The end of the year is always a good time to think about the future.
And this certainly includes estate planning and tax considerations.
In today’s post, let’s look at one example of how intelligent tax planning can result in significant savings when transferring assets.
The example involves a type of trust called a grantor-retained annuity trust, otherwise known as a GRAT. The GRAT format involves the rapid adding and taking out of assets from a trust in order to avoid tax liability on increases in value of those assets.
The assets could be stocks, real estate or bonds. The main thing is that the quick churning in and then out of the trust can allow the assets to be passed along tax-free to another party.
The use of grantor-retained trusts for this purpose has reportedly cost the U.S. Treasury about $100 billion since the turn of the century.

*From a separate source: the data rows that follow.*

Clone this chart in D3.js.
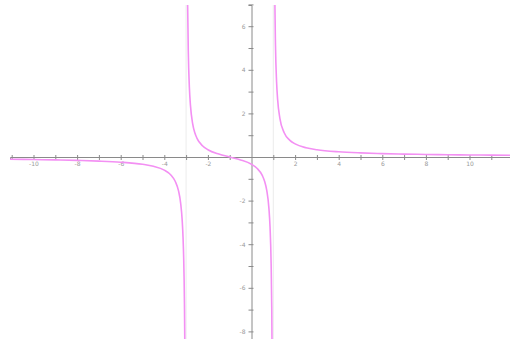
<!DOCTYPE html>
<html>
<head lang="en">
    <meta charset="UTF-8">
    <title>Rational function graph</title>
    <script type="text/javascript" src="https://cdn.jsdelivr.net/npm/d3@7/dist/d3.min.js"></script>
    <style>
        body { margin: 0; background: #fff; }
        svg { display: block; }
        .tick text { font-family: "DejaVu Sans", sans-serif; font-size: 6px; fill: #999; }
    </style>
</head>
<body>

<svg width="510" height="339"></svg>

<script>
    // tick values
    var xTicks = d3.range(-11, 12);
    var yTicks = d3.range(-8, 8);
    var xLabels = [-10, -8, -6, -4, -2, 2, 4, 6, 8, 10];
    var yLabels = [-8, -6, -4, -2, 2, 4, 6];

    // vertical asymptotes
    var asymptotes = [-3, 1];

    // left branch (x < -3)
    var leftX = [-11.1, -10, -9, -8, -7, -6, -5, -4.5, -4, -3.7, -3.5, -3.35, -3.25, -3.18, -3.14, -3.11, -3.09, -3.075, -3.06];
    var leftY = [-0.103, -0.117, -0.133, -0.156, -0.188, -0.238, -0.333, -0.424, -0.6, -0.821, -1.111, -1.543, -2.118, -2.897, -3.692, -4.667, -5.678, -6.79, -8.46];

    // middle branch (-3 < x < 1)
    var midX = [-2.93, -2.9, -2.85, -2.8, -2.7, -2.6, -2.5, -2.25, -2, -1.5, -1, -0.5, 0, 0.25, 0.5, 0.6, 0.7, 0.8, 0.85, 0.9, 0.93, 0.95];
    var midY = [7.02, 4.87, 3.203, 2.368, 1.532, 1.111, 0.857, 0.513, 0.333, 0.133, 0, -0.133, -0.333, -0.513, -0.857, -1.111, -1.532, -2.368, -3.203, -4.87, -7.02, -9.87];

    // right branch (x > 1)
    var rightX = [1.05, 1.07, 1.1, 1.15, 1.2, 1.3, 1.5, 1.75, 2, 2.5, 3, 4, 5, 6, 7, 8, 9, 10, 11, 11.9];
    var rightY = [10.1, 7.27, 5.12, 3.454, 2.619, 1.783, 1.111, 0.772, 0.6, 0.424, 0.333, 0.238, 0.188, 0.156, 0.133, 0.117, 0.104, 0.094, 0.0857, 0.0794];

    var svg = d3.select("svg");
    var plotLeft = 10, plotRight = 510, plotTop = 5, plotBottom = 339;
    var unit = 21.8;
    var ox = 251.5, oy = 157;

    var x = d3.scaleLinear().domain([(plotLeft - ox) / unit, (plotRight - ox) / unit]).range([plotLeft, plotRight]);
    var y = d3.scaleLinear().domain([(oy - plotBottom) / unit, (oy - plotTop) / unit]).range([plotBottom, plotTop]);

    svg.append("clipPath").attr("id", "plot")
        .append("rect")
        .attr("x", plotLeft).attr("y", plotTop)
        .attr("width", plotRight - plotLeft).attr("height", plotBottom - plotTop);

    // faint asymptote lines
    svg.selectAll("line.asym")
        .data(asymptotes)
        .enter().append("line")
        .attr("class", "asym")
        .attr("x1", function (d) { return x(d); })
        .attr("x2", function (d) { return x(d); })
        .attr("y1", plotTop)
        .attr("y2", plotBottom)
        .style("stroke", "#ececec")
        .style("stroke-width", 1);

    function fmt(list) {
        return function (d) { return list.indexOf(d) >= 0 ? d : ""; };
    }

    var xAxis = svg.append("g")
        .attr("transform", "translate(0," + y(0) + ")")
        .call(d3.axisBottom(x).tickValues(xTicks).tickSizeOuter(0).tickSize(3).tickPadding(2).tickFormat(fmt(xLabels)));

    var yAxis = svg.append("g")
        .attr("transform", "translate(" + x(0) + ",0)")
        .call(d3.axisLeft(y).tickValues(yTicks).tickSizeOuter(0).tickSize(3).tickPadding(3).tickFormat(fmt(yLabels)));

    xAxis.selectAll(".tick line").attr("y1", -2).attr("y2", 3);
    yAxis.selectAll(".tick line").attr("x1", -3).attr("x2", 2);
    xAxis.selectAll(".tick").filter(function (d) { return d === 0; }).remove();
    yAxis.selectAll(".tick").filter(function (d) { return d === 0; }).remove();

    svg.selectAll(".domain, .tick line").style("stroke", "#8a8a8a").style("stroke-width", 1);

    // the curve, one path per branch
    var branches = [
        d3.zip(leftX, leftY),
        d3.zip(midX, midY),
        d3.zip(rightX, rightY)
    ];

    var line = d3.line()
        .x(function (d) { return x(d[0]); })
        .y(function (d) { return y(d[1]); })
        .curve(d3.curveMonotoneX);

    svg.append("g").attr("clip-path", "url(#plot)")
        .selectAll("path")
        .data(branches)
        .enter().append("path")
        .attr("d", line)
        .style("fill", "none")
        .style("stroke", "#f390f3")
        .style("stroke-width", 1.6);

</script>
</body>
</html>
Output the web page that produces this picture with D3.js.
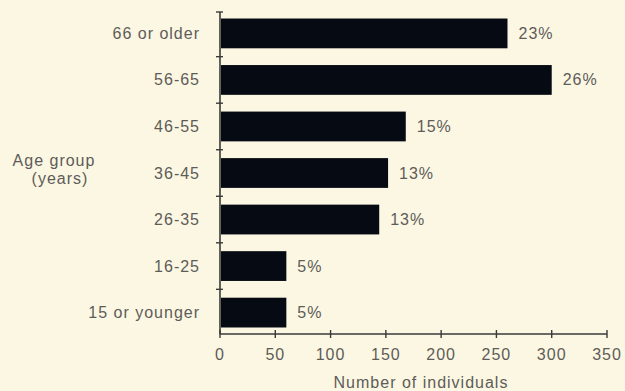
<!DOCTYPE html>
<html><head><meta charset="utf-8">
<script src="https://cdn.jsdelivr.net/npm/d3@7/dist/d3.min.js"></script>
<style>
html,body{margin:0;padding:0;background:#fbf7e3;}
svg{display:block;}
text{font-family:"Liberation Sans",Arial,Helvetica,sans-serif;fill:#5e5c58;letter-spacing:1px;}
</style></head><body>
<svg id="c" width="625" height="391"></svg>
<script>
const categories = ["66 or older","56-65","46-55","36-45","26-35","16-25","15 or younger"];
const values = [260, 300, 168, 152, 144, 60, 60];
const percents = ["23%","26%","15%","13%","13%","5%","5%"];
const xTicks = [0,50,100,150,200,250,300,350];

const svg = d3.select("#c");
const x = d3.scaleLinear().domain([0,350]).range([220,607]);
const y = d3.scaleBand().domain(categories).range([12,334]).paddingInner(0.36).paddingOuter(0.14);
const fs = 16;

// bars
svg.selectAll("rect.bar").data(values).join("rect")
  .attr("class","bar")
  .attr("x", x(0)+1)
  .attr("y",(d,i)=>y(categories[i]))
  .attr("width",d=>x(d)-x(0)-1)
  .attr("height",y.bandwidth())
  .attr("fill","#060a12");

// y axis line and boundary ticks
const axisColor = "#3a3a38";
svg.append("line").attr("x1",x(0)).attr("x2",x(0)).attr("y1",12).attr("y2",334)
  .attr("stroke",axisColor).attr("stroke-width",1.6);
const bounds = categories.map((c,i)=> i===0 ? 12 : (y(categories[i-1])+y.bandwidth()+y(c))/2);
svg.selectAll("line.yt").data(bounds).join("line").attr("class","yt")
  .attr("x1",x(0)-4).attr("x2",x(0)+3).attr("y1",d=>d).attr("y2",d=>d)
  .attr("stroke",axisColor).attr("stroke-width",1.4);

// x axis
svg.append("line").attr("x1",x(0)).attr("x2",x(350)).attr("y1",334).attr("y2",334)
  .attr("stroke",axisColor).attr("stroke-width",1.6);
svg.selectAll("line.xt").data(xTicks).join("line").attr("class","xt")
  .attr("x1",d=>x(d)).attr("x2",d=>x(d)).attr("y1",330).attr("y2",338)
  .attr("stroke",axisColor).attr("stroke-width",1.4);
svg.selectAll("text.xl").data(xTicks).join("text").attr("class","xl")
  .attr("x",d=>x(d)).attr("y",360).attr("text-anchor","middle")
  .attr("font-size",fs).text(d=>d);
svg.append("text").attr("x",421).attr("y",388).attr("text-anchor","middle")
  .attr("font-size",fs).text("Number of individuals");

// category labels
svg.selectAll("text.cl").data(categories).join("text").attr("class","cl")
  .attr("x",200).attr("y",d=>y(d)+y.bandwidth()/2+5.5).attr("text-anchor","end")
  .attr("font-size",fs).text(d=>d);

// percent labels
svg.selectAll("text.pl").data(values).join("text").attr("class","pl")
  .attr("x",d=>x(d)+11).attr("y",(d,i)=>y(categories[i])+y.bandwidth()/2+5.5)
  .attr("font-size",fs).text((d,i)=>percents[i]);

// y axis title
svg.append("text").attr("x",54).attr("y",166).attr("text-anchor","middle")
  .attr("font-size",fs).text("Age group");
svg.append("text").attr("x",60).attr("y",184).attr("text-anchor","middle")
  .attr("font-size",fs).text("(years)");
</script>
</body></html>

More broadly, an important estate and tax planning strategy concerns the avoidance of taxes when assets appreciate in value. Fortunately, the tax system tends to favor this approach.

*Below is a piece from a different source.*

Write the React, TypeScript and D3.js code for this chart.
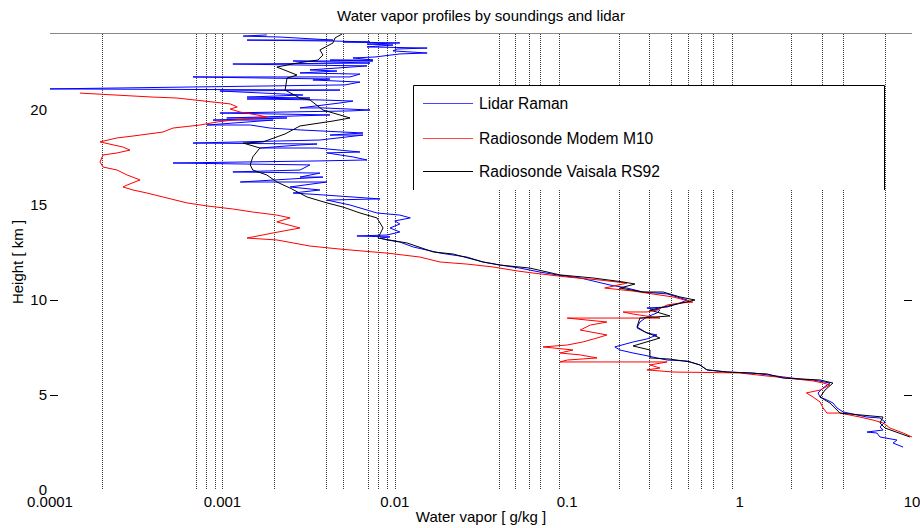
import React from "react";
import * as d3 from "d3";

// [height km, water vapor mixing ratio g/kg]
const lidarRaman: [number, number][] = [
  [23.95, 0.00181], [23.89, 0.00132], [23.84, 0.00216], [23.68, 0.00438], [23.68, 0.00139],
  [23.63, 0.00438], [23.58, 0.00718], [23.58, 0.00501], [23.53, 0.0107], [23.47, 0.0069],
  [23.42, 0.00976], [23.32, 0.0069], [23.26, 0.0154], [23.21, 0.0103], [23.11, 0.00976],
  [23.0, 0.0154], [22.95, 0.0107], [22.79, 0.00767], [22.74, 0.00572], [22.63, 0.00747],
  [22.63, 0.00421], [22.58, 0.00747], [22.58, 0.00257], [22.47, 0.00718], [22.42, 0.00115],
  [22.37, 0.00271], [22.32, 0.0069], [22.11, 0.00322], [22.05, 0.00462], [21.95, 0.00282],
  [21.89, 0.00628], [21.74, 0.0055], [21.74, 0.000675], [21.63, 0.00421], [21.58, 0.00335],
  [21.47, 0.00628], [21.32, 0.00514], [21.11, 0.0001], [21.05, 0.00481], [21.0, 0.000968],
  [20.79, 0.00293], [20.68, 0.00139], [20.63, 0.00322], [20.58, 0.00139], [20.53, 0.00368],
  [20.47, 0.00572], [20.37, 0.00481], [20.11, 0.00282], [20.11, 0.00383], [20.0, 0.00718],
  [19.95, 0.0055], [19.84, 0.000968], [19.74, 0.00421], [19.58, 0.00106], [19.58, 0.00237],
  [19.47, 0.000882], [19.47, 0.00197], [19.21, 0.000814], [19.21, 0.00145], [19.05, 0.00189],
  [18.95, 0.00282], [18.79, 0.00654], [18.68, 0.00421], [18.68, 0.00654], [18.42, 0.00368],
  [18.26, 0.000675], [18.21, 0.00354], [18.16, 0.00282], [18.0, 0.00165], [18.0, 0.00354],
  [17.79, 0.00628], [17.74, 0.00404], [17.53, 0.00572], [17.37, 0.0069], [17.32, 0.00368],
  [17.21, 0.000517], [17.11, 0.00322], [16.84, 0.00282], [16.74, 0.00115], [16.68, 0.00368],
  [16.47, 0.00282], [16.47, 0.00383], [16.21, 0.00127], [16.21, 0.00404], [15.95, 0.00247],
  [15.79, 0.00368], [15.63, 0.00257], [15.53, 0.00383], [15.32, 0.00821], [15.26, 0.00404],
  [15.0, 0.0055], [14.58, 0.00788], [14.47, 0.0107], [14.32, 0.0123], [14.16, 0.01],
  [14.0, 0.0107], [13.79, 0.00938], [13.58, 0.0107], [13.42, 0.00901], [13.37, 0.00603],
  [13.32, 0.00938], [13.26, 0.00821], [13.16, 0.00901], [13.05, 0.0107], [12.79, 0.0128],
  [12.47, 0.0183], [12.26, 0.0262], [12.0, 0.0325], [11.84, 0.0408], [11.68, 0.0532],
  [11.47, 0.0695], [11.32, 0.0873], [11.16, 0.119], [10.95, 0.149], [10.79, 0.177],
  [10.63, 0.222], [10.42, 0.275], [10.32, 0.38], [10.16, 0.434], [10.0, 0.496],
  [9.84, 0.451], [9.63, 0.38], [9.58, 0.29], [9.47, 0.345], [9.32, 0.332],
  [9.11, 0.29], [8.84, 0.264], [8.53, 0.254], [8.26, 0.29], [8.16, 0.332],
  [7.95, 0.29], [7.79, 0.241], [7.53, 0.189], [7.37, 0.202], [7.21, 0.241],
  [7.11, 0.275], [6.95, 0.332], [6.84, 0.38], [6.79, 0.496], [6.58, 0.589],
  [6.32, 0.647], [6.21, 0.846], [6.16, 1.19], [5.95, 1.79], [5.84, 2.24],
  [5.79, 2.67], [5.63, 3.34], [5.37, 3.05], [5.11, 2.85], [4.89, 2.93],
  [4.74, 3.21], [4.58, 3.48], [4.32, 3.67], [4.11, 3.98], [3.95, 4.8],
  [3.84, 5.48], [3.79, 6.52], [3.58, 6.98], [3.32, 6.52], [3.16, 6.8],
  [3.05, 5.48], [3.0, 6.26], [2.79, 6.52], [2.63, 8.18], [2.47, 7.77], [2.26, 8.88],
];

const modemM10: [number, number][] = [
  [20.89, 0.000149], [20.68, 0.000396], [20.63, 0.000545], [20.42, 0.000882], [20.32, 0.00111],
  [20.16, 0.00122], [20.05, 0.00111], [19.89, 0.00127], [19.74, 0.00159], [19.63, 0.00181],
  [19.47, 0.00115], [19.37, 0.00093], [19.21, 0.000741], [19.05, 0.000517], [18.84, 0.000452],
  [18.63, 0.000303], [18.53, 0.000245], [18.32, 0.000195], [18.05, 0.000265], [17.89, 0.000291],
  [17.74, 0.000245], [17.63, 0.000203], [17.26, 0.000195], [17.0, 0.000203], [16.84, 0.000245],
  [16.58, 0.00028], [16.32, 0.000333], [16.05, 0.00028], [15.95, 0.000265], [15.79, 0.000303],
  [15.63, 0.000365], [15.37, 0.000477], [15.11, 0.000623], [14.95, 0.000814], [14.79, 0.00115],
  [14.63, 0.0015], [14.47, 0.00207], [14.32, 0.00247], [14.11, 0.00207], [13.79, 0.00282],
  [13.53, 0.00197], [13.26, 0.00139], [13.16, 0.00207], [12.84, 0.00322], [12.68, 0.00481],
  [12.53, 0.00747], [12.47, 0.00901], [12.26, 0.014], [12.0, 0.0183], [11.89, 0.0262],
  [11.74, 0.0371], [11.53, 0.0512], [11.42, 0.0633], [11.21, 0.1], [11.05, 0.155],
  [10.89, 0.222], [10.63, 0.165], [10.47, 0.241], [10.16, 0.411], [9.89, 0.536],
  [9.84, 0.451], [9.74, 0.38], [9.47, 0.332], [9.37, 0.29], [9.37, 0.211],
  [9.26, 0.241], [9.05, 0.345], [9.05, 0.1], [8.84, 0.17], [8.68, 0.136],
  [8.42, 0.119], [8.16, 0.17], [8.0, 0.149], [7.79, 0.123], [7.63, 0.1],
  [7.53, 0.0724], [7.37, 0.108], [7.21, 0.0908], [7.11, 0.119], [6.95, 0.149],
  [6.84, 0.1], [6.74, 0.0908], [6.74, 0.38], [6.58, 0.302], [6.42, 0.345],
  [6.32, 0.29], [6.21, 0.411], [6.16, 1.0], [6.0, 1.44], [5.95, 1.65],
  [5.74, 2.67], [5.63, 3.05], [5.53, 3.34], [5.26, 2.93], [5.11, 2.44],
  [4.89, 2.67], [4.63, 2.93], [4.32, 3.05], [4.05, 3.21], [4.05, 3.82],
  [3.84, 4.99], [3.68, 5.95], [3.53, 6.8], [3.26, 7.45], [3.0, 8.88], [2.79, 10.0],
];

const vaisalaRS92: [number, number][] = [
  [24.0, 0.00494], [23.79, 0.0045], [23.53, 0.00438], [23.16, 0.00368], [22.89, 0.00383],
  [22.63, 0.00358], [22.47, 0.00271], [22.26, 0.00207], [22.05, 0.00237], [21.84, 0.00271],
  [21.68, 0.00237], [21.05, 0.00231], [20.63, 0.00282], [20.53, 0.00322], [20.0, 0.00383],
  [19.58, 0.0055], [19.42, 0.00438], [19.16, 0.00282], [18.74, 0.00231], [18.32, 0.00172],
  [18.26, 0.00132], [18.0, 0.00165], [17.53, 0.0015], [17.11, 0.00145], [16.84, 0.0015],
  [16.58, 0.00181], [16.21, 0.00207], [15.89, 0.00247], [15.42, 0.0031], [15.11, 0.00404],
  [14.89, 0.00501], [14.58, 0.00628], [14.32, 0.00788], [13.79, 0.00855], [13.26, 0.00799],
  [13.0, 0.0118], [12.53, 0.0167], [12.42, 0.0218], [12.0, 0.0325], [11.84, 0.0408],
  [11.68, 0.0608], [11.32, 0.0908], [11.16, 0.141], [10.95, 0.211], [10.84, 0.247],
  [10.63, 0.202], [10.42, 0.275], [10.42, 0.36], [10.16, 0.451], [10.0, 0.551],
  [9.74, 0.411], [9.47, 0.302], [9.16, 0.395], [9.05, 0.264], [8.58, 0.254],
  [8.32, 0.283], [8.0, 0.345], [7.58, 0.241], [7.37, 0.302], [6.95, 0.302],
  [6.89, 0.395], [6.74, 0.515], [6.58, 0.589], [6.32, 0.647], [6.21, 0.845],
  [6.11, 1.44], [5.89, 1.79], [5.79, 2.93], [5.63, 3.48], [5.26, 3.13],
  [4.89, 2.93], [4.58, 3.34], [4.05, 3.82], [3.84, 6.79], [3.53, 6.52],
  [3.26, 6.98], [2.79, 9.73],
];

const xTickValues = [1e-4, 1e-3, 1e-2, 1e-1, 1, 10];
const xTickLabels = ["0.0001", "0.001", "0.01", "0.1", "1", "10"];
const yTickValues = [0, 5, 10, 15, 20];
const yTickMarkValues = [5, 10];
const gridValues = [
  2e-4, 7e-4, 8e-4, 9e-4, 1e-3, 2e-3, 4e-3, 5e-3, 7e-3, 8e-3, 9e-3, 1e-2,
  4e-2, 5e-2, 6e-2, 7e-2, 9e-2, 0.2, 0.3, 0.4, 0.5, 0.6, 0.7, 0.9, 2, 3, 4, 7,
];
const legendLabels = ["Lidar Raman", "Radiosonde Modem M10", "Radiosonde Vaisala RS92"];
const seriesColors = ["#0000ff", "#ff0000", "#000000"];
const legendColors = ["#4646ff", "#ff4646", "#000000"];

const W = 920;
const H = 528;
const FONT = "'Liberation Sans', Arial, Helvetica, sans-serif";

export default function App() {
  const x = d3.scaleLog().domain([1e-4, 10]).range([50, 912]);
  const y = d3.scaleLinear().domain([0, 24]).range([490, 34]);
  const line = d3
    .line<[number, number]>()
    .x((d) => x(d[1]))
    .y((d) => y(d[0]));
  const series = [lidarRaman, modemM10, vaisalaRS92];
  const legendYs = [103.5, 138.5, 171.5];

  return (
    <svg
      width={W}
      height={H}
      style={{ position: "absolute", left: 0, top: 0, background: "#fff" }}
      fontFamily={FONT}
    >
      <rect x={0} y={0} width={W} height={H} fill="#fff" />
      <text x={481} y={21} textAnchor="middle" fontSize={15} fill="#000">
        Water vapor profiles by soundings and lidar
      </text>
      {gridValues.map((g, i) => (
        <line
          key={"g" + i}
          x1={Math.round(x(g)) + 0.5}
          x2={Math.round(x(g)) + 0.5}
          y1={y(24)}
          y2={y(0)}
          stroke="#3a3a3a"
          strokeWidth={1}
          strokeDasharray="1,1"
        />
      ))}
      <line x1={50} x2={912} y1={33.5} y2={33.5} stroke="#888" strokeWidth={1} />
      {yTickMarkValues.map((t) => (
        <g key={"tm" + t}>
          <line x1={50} x2={58} y1={Math.round(y(t)) + 0.5} y2={Math.round(y(t)) + 0.5} stroke="#000" />
          <line x1={904} x2={912} y1={Math.round(y(t)) + 0.5} y2={Math.round(y(t)) + 0.5} stroke="#000" />
        </g>
      ))}
      {series.map((s, i) => (
        <path
          key={"s" + i}
          d={line(s) || ""}
          fill="none"
          stroke={seriesColors[i]}
          strokeWidth={1}
          strokeLinejoin="round"
        />
      ))}
      <rect x={413} y={85} width={471} height={105} fill="#fff" />
      <path d="M413.5,190 V85.5 H884.5 V190" fill="none" stroke="#000" strokeWidth={1} />
      {legendLabels.map((l, i) => (
        <g key={"l" + i}>
          <line x1={423} x2={473} y1={legendYs[i]} y2={legendYs[i]} stroke={legendColors[i]} strokeWidth={1.2} />
          <text x={479} y={legendYs[i] + 5.5} fontSize={15.6} fill="#000">
            {l}
          </text>
        </g>
      ))}
      {xTickValues.map((t, i) => (
        <text key={"xt" + i} x={x(t)} y={507} textAnchor="middle" fontSize={15} fill="#000">
          {xTickLabels[i]}
        </text>
      ))}
      {yTickValues.map((t) => (
        <text key={"yt" + t} x={47} y={y(t) + 5.4} textAnchor="end" fontSize={15} fill="#000">
          {t}
        </text>
      ))}
      <text x={481} y={522} textAnchor="middle" fontSize={15} fill="#000">
        Water vapor [ g/kg ]
      </text>
      <text
        transform={`translate(23,262) rotate(-90)`}
        textAnchor="middle"
        fontSize={15}
        fill="#000"
      >
        Height [ km ]
      </text>
    </svg>
  );
}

To be sure, capital gains taxes are still on the books. But those taxes typically don’t apply to increases in the value of securities and property holdings before the time that those assets are sold.
Of course, some critics are none too happy with this outcome. They believe that the commitment to a progressive tax system in the U.S. has wanted in recent years, leading to greater income inequality.
The critics may have a point regarding the effect of the estate-tax system on society. But each individual taxpayer must still act in his or her best interests within existing law.